We recently finished a scrum sprint; during the sprint review the technical team gave a demonstration, to senior business owners, of the newly developed functionality and bug fixes they had done during the sprint. It was noted at the sprint retrospective and subsequent discussions, that followed, that the demonstration gave equal weighting in terms of the time spent demonstrating each user story. However some stories were minor bug fixes while others where major enhancements to the site's home page. The question is how does the technical team know how much time to spend demonstrating each user story?

One way would be to demonstrate the stories in priority order. However this would just give an order for the demo and not a give any indication on how much time should be spent. I believe one way would be to introduce an estimated business value to each story refer to Measuring business value with metrics for more details. The technical team are quite used to using Fibonacci numbers (1, 2, 3, 5, 8, 13, 21 ...) to estimate the complexity of a given user story and the product owner and other business stakeholders are accustomed to watching the technical team use the poker cards to vote on the complexity of a given backlog item and then witnessing the team member who gave the highest vote discuss with the team member who gave the lowest vote the reasons why they voted in that particular way. The team then votes again based on the new information they have heard.
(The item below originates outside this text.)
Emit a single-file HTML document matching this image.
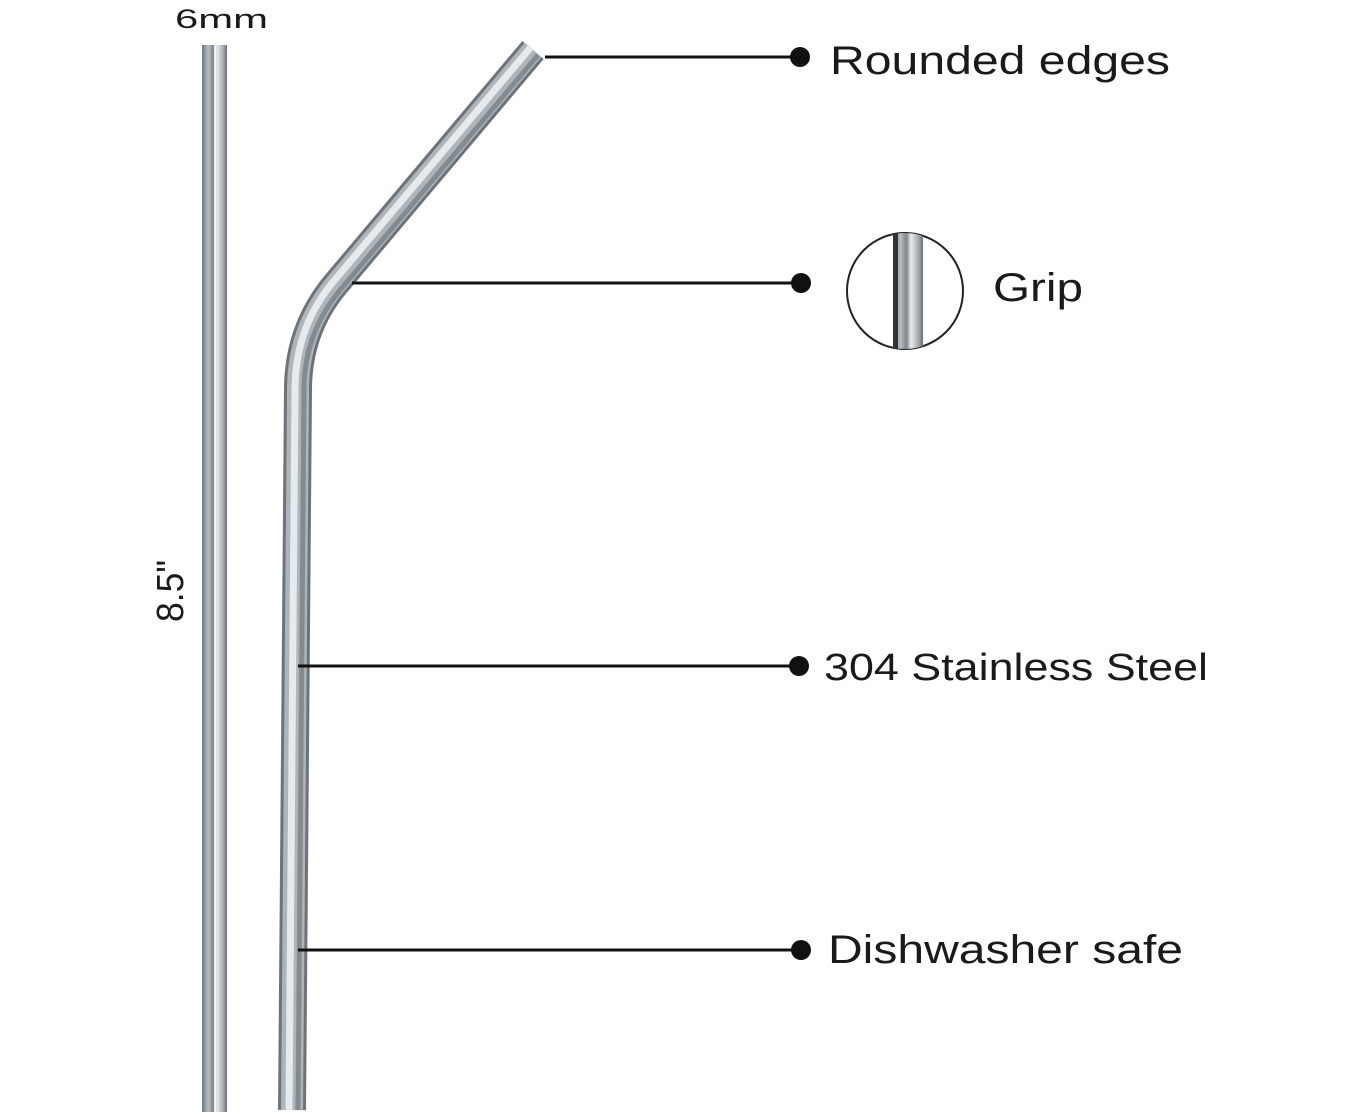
<!DOCTYPE html>
<html><head><meta charset="utf-8"><style>
html,body{margin:0;padding:0;background:#fff;}
svg{display:block}
text{font-family:"Liberation Sans",sans-serif;fill:#1a1a1a}
</style></head><body>
<svg width="1366" height="1117" viewBox="0 0 1366 1117" xmlns="http://www.w3.org/2000/svg">
<defs>
<linearGradient id="sg" x1="0" x2="1" y1="0" y2="0">
<stop offset="0" stop-color="#6f767c"/><stop offset="0.25" stop-color="#b9c0c5"/><stop offset="0.45" stop-color="#7d858b"/><stop offset="0.6" stop-color="#e8ecee"/><stop offset="0.85" stop-color="#a3aab0"/><stop offset="1" stop-color="#6a7076"/>
</linearGradient>
<clipPath id="cc"><circle cx="905" cy="291" r="58"/></clipPath>
</defs>
<text x="175" y="28" font-size="27" textLength="93" lengthAdjust="spacingAndGlyphs">6mm</text>
<rect x="202" y="45" width="25" height="1067" fill="url(#sg)"/>
<line x1="215" y1="45" x2="215" y2="1112" stroke="#fff" stroke-width="2" opacity="0.8"/>
<text transform="translate(183,622) rotate(-90)" font-size="38" textLength="62" lengthAdjust="spacingAndGlyphs">8.5"</text>
<path d="M533,50 L335,285 Q298,330 298,390 L292,1110" fill="none" stroke="#6d7379" stroke-width="28"/>
<path d="M533,50 L335,285 Q298,330 298,390 L292,1110" fill="none" stroke="#aeb5ba" stroke-width="22"/>
<path d="M531,47 L333,282 Q295,328 295,390 L289,1110" fill="none" stroke="#e6eaec" stroke-width="7"/>
<path d="M538,55 L341,289 Q304,333 304,390 L298,1110" fill="none" stroke="#838a90" stroke-width="5"/>
<g stroke="#111" stroke-width="3">
<line x1="545" y1="57" x2="800" y2="57"/>
<line x1="352" y1="283" x2="800" y2="283"/>
<line x1="298" y1="666" x2="798" y2="666"/>
<line x1="298" y1="950" x2="800" y2="950"/>
</g>
<g fill="#111">
<circle cx="800" cy="57" r="10"/><circle cx="801" cy="283" r="10"/>
<circle cx="799" cy="666" r="10"/><circle cx="801" cy="950" r="10"/>
</g>
<circle cx="905" cy="291" r="58" fill="#fff" stroke="#222" stroke-width="2"/>
<g clip-path="url(#cc)"><rect x="893" y="230" width="30" height="125" fill="url(#sg)"/><rect x="893" y="230" width="5" height="125" fill="#333"/></g>
<text x="830" y="74" font-size="40" textLength="340" lengthAdjust="spacingAndGlyphs">Rounded edges</text>
<text x="993" y="301" font-size="40" textLength="90" lengthAdjust="spacingAndGlyphs">Grip</text>
<text x="824" y="680" font-size="38" textLength="384" lengthAdjust="spacingAndGlyphs">304 Stainless Steel</text>
<text x="828" y="963" font-size="40" textLength="355" lengthAdjust="spacingAndGlyphs">Dishwasher safe</text>
</svg>
</body></html>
A way forward would be for the business stakeholders to go through a similar exercise. The business value would depend on the type of product you are developing. For community website the following could be considered: Search engine optimisation (SEO) value; improvement in usability or user engagement; third party sponsorship generating direct revenue; improvement to backend editorial systems that increase efficiency and through put; automating processes for editorial staff….
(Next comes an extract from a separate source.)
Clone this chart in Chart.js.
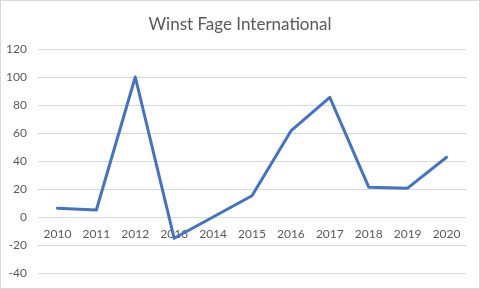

Once a business Fibonacci has been given it will be a simple exercise for those demonstrating newly developed functionality and bug fixes to give the correct weighting in terms of time to each user story – thus keeping the review fresh and relevant and ensuring that business stakeholders stay engaged through the session.

However there is a much better reason for estimating business value for each backlog item – it not only helps with setting priorities but can be used to measure the amount of value and therefore ROI for each sprint and ultimately be used to calculate business velocity in a similar way that the scrum master calculates technical velocity for a team or individual. Estiamting business velocity, (refer to Understanding your Velocity for an explanationon on velocity) will also give the product manager and product owner a high level indication on the amount of business value that a team are able to generate for each product roadmap.